= You-Dong Liang =

Mathematician and educator

You-Dong Liang (梁友栋) is a mathematician and educator, best known for his contributions in geometric modeling and the Liang-Barsky algorithm.

==Education and teaching==
You-Dong Liang was born on July 19, 1935, in Fuzhou, Fujian Province, China.
Liang pursued his graduate degree in Fudan University, where he worked under the supervision of Professor Su Buqing and specialized in geometric theory. After graduating in 1960, he joined the mathematics teaching faculty at Zhejiang University, where he actively promoted the development of geometric design and graphics. From 1984–1990, he was the chairman of the mathematics department, and on several occasions, was a visiting scholar and visiting professor at the University of California at Berkeley, University of Utah, and University of Berlin.
Liang helped form the Computational Geometry Collaborative Group in China. As the leader of this group, Liang supported the collaboration of scholars in geometric design and computational graphics. Liang was awarded the “Chinese Geometric Design and Calculation Contribution Award” in 2009.
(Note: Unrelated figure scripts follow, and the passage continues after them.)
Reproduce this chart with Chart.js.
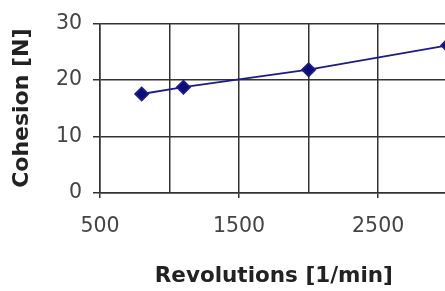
<!DOCTYPE html>
<html>
<head>
<meta charset="utf-8">
<script src="https://cdn.jsdelivr.net/npm/chart.js@4/dist/chart.umd.min.js"></script>
<style>
  html, body { margin: 0; padding: 0; background: #fff; overflow: hidden; }
  #wrap { width: 445px; height: 291px; overflow: hidden; }
</style>
</head>
<body>
<div id="wrap"><canvas id="myChart" width="456" height="291"></canvas></div>
<script>
// Data
var revolutions = [800, 1100, 2000, 3000];
var cohesion = [17.5, 18.7, 21.8, 26.1];
var xTickLabels = [500, 1500, 2500];
var yTickLabels = [0, 10, 20, 30];

var gridColor = '#333333';

var ctx = document.getElementById('myChart').getContext('2d');
var myChart = new Chart(ctx, {
    type: 'scatter',
    data: {
        datasets: [{
            label: 'Cohesion',
            data: revolutions.map(function (r, i) { return { x: r, y: cohesion[i] }; }),
            showLine: true,
            borderColor: '#1c1c88',
            backgroundColor: '#0c0c7c',
            borderWidth: 1.8,
            pointStyle: 'rectRot',
            pointRadius: 6.5,
            pointHoverRadius: 6.5,
            tension: 0
        }]
    },
    options: {
        responsive: false,
        animation: false,
        events: [],
        layout: { padding: { top: 22, right: 0, bottom: 0, left: 0 } },
        plugins: {
            legend: { display: false },
            tooltip: { enabled: false }
        },
        scales: {
            x: {
                type: 'linear',
                min: 500,
                max: 3000,
                afterFit: function (scale) {
                    scale.height = 98;
                    scale.paddingRight = 0;
                },
                border: { color: gridColor, width: 1.5 },
                grid: {
                    color: gridColor,
                    lineWidth: 1.5,
                    tickLength: 5,
                    tickColor: function (c) {
                        return xTickLabels.indexOf(c.tick.value) >= 0 ? gridColor : 'rgba(0,0,0,0)';
                    }
                },
                ticks: {
                    stepSize: 500,
                    maxRotation: 0,
                    autoSkip: false,
                    padding: 16,
                    color: '#444444',
                    font: { family: 'DejaVu Sans', size: 20.5 },
                    callback: function (v) { return xTickLabels.indexOf(v) >= 0 ? String(v) : ''; }
                },
                title: {
                    display: true,
                    text: 'Revolutions [1/min]',
                    color: '#222222',
                    font: { family: 'DejaVu Sans', size: 21.5, weight: 'bold' },
                    padding: { top: 0, bottom: 2 }
                }
            },
            y: {
                min: 0,
                max: 30,
                afterFit: function (scale) { scale.width = 100; },
                border: { color: gridColor, width: 1.5 },
                grid: { color: gridColor, lineWidth: 1.5, tickLength: 7 },
                ticks: {
                    stepSize: 10,
                    padding: 11,
                    color: '#444444',
                    font: { family: 'DejaVu Sans', size: 20.5 },
                    callback: function (v) { return yTickLabels.indexOf(v) >= 0 ? String(v) : ''; }
                },
                title: {
                    display: true,
                    text: 'Cohesion [N]',
                    color: '#222222',
                    font: { family: 'DejaVu Sans', size: 22, weight: 'bold' },
                    padding: { top: 9, bottom: 0 }
                }
            }
        }
    }
});
</script>
</body>
</html>
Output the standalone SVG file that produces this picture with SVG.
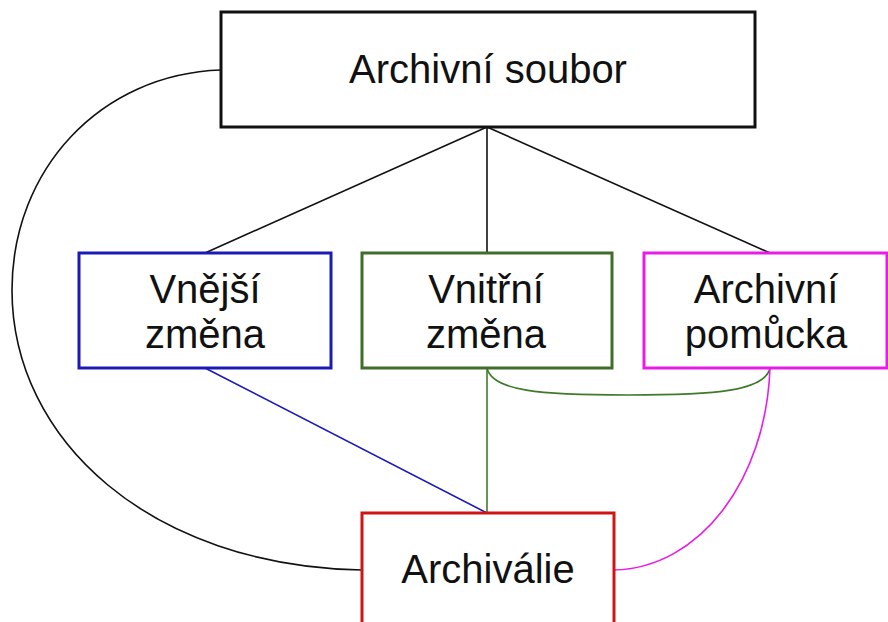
<svg xmlns="http://www.w3.org/2000/svg" width="888" height="622" viewBox="0 0 888 622">
  <style>
    .box { fill: #ffffff; stroke-width: 3; }
    .lbl { font-family: "Liberation Sans", Arial, sans-serif; font-size: 40px; fill: #111111; text-anchor: middle; }
    .con { fill: none; stroke-width: 1.6; }
  </style>
  <rect width="888" height="622" fill="#ffffff"/>

  <g id="connectors">
    <!-- hierarchy from the top box -->
    <line class="con" stroke="#111111" x1="487" y1="127" x2="205" y2="253"/>
    <line class="con" stroke="#111111" x1="487" y1="127" x2="487" y2="253"/>
    <line class="con" stroke="#111111" x1="487" y1="127" x2="770" y2="253"/>
    <!-- outer arc from the top box to the bottom box -->
    <path class="con" stroke="#111111" d="M221,70 C100,74 12,170 12,290 C12,440 150,566 362,570"/>
    <!-- links into the bottom box -->
    <line class="con" stroke="#1a1ab8" x1="205" y1="368" x2="487" y2="513"/>
    <line class="con" stroke="#3f7a2a" x1="487" y1="368" x2="487" y2="513"/>
    <path class="con" stroke="#3f7a2a" d="M487,368 C492,391 540,395 628,395 C716,395 765,391 770,368"/>
    <path class="con" stroke="#e81ce8" d="M770,368 C766,480 700,568 614,570"/>
  </g>

  <g id="archivni-soubor">
    <rect class="box" stroke="#111111" x="221" y="12" width="534" height="115"/>
    <text class="lbl" x="488" y="83">Archivní soubor</text>
  </g>

  <g id="vnejsi-zmena">
    <rect class="box" stroke="#1a1ab8" x="79" y="253" width="252" height="115"/>
    <text class="lbl" x="205" y="303">Vnější</text>
    <text class="lbl" x="205" y="348">změna</text>
  </g>

  <g id="vnitrni-zmena">
    <rect class="box" stroke="#3f6e2a" x="362" y="253" width="250" height="115"/>
    <text class="lbl" x="486" y="303">Vnitřní</text>
    <text class="lbl" x="486" y="348">změna</text>
  </g>

  <g id="archivni-pomucka">
    <rect class="box" stroke="#e81ce8" x="644" y="253" width="243" height="115"/>
    <text class="lbl" x="766" y="303">Archivní</text>
    <text class="lbl" x="766" y="348">pomůcka</text>
  </g>

  <g id="archivalie">
    <rect class="box" stroke="#d01414" x="362" y="513" width="252" height="120"/>
    <text class="lbl" x="488" y="583">Archiválie</text>
  </g>
</svg>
==Contributions, papers, and awards==
Liang has worked on computer-aided geometric design and computer graphics research. In 1984, Liang developed the Liang–Barsky algorithm, which has applications in computer graphics. Liang made further improvements on this algorithm in 1992.
In the late 1980s and early 1990s, Liang proposed a series of theories and methodologies in geometric continuity. In 1991, Liang supervised the completion of "Generated Computer Graphics and Geometric Modeling Research" and was awarded the Chinese National Science Third Prize. During these years, Liang received other honors, including the Chinese Academy of Sciences Award and the “European Graphics Conference” Best Paper Award. Liang has published more than 50 papers, including "A New Concept and Method for Line Clipping", "Some Theorems on Geometrical Objects", "Curve and Surface Geometry Continuity", and "An Analysis and Algorithm for Polygon Clipping."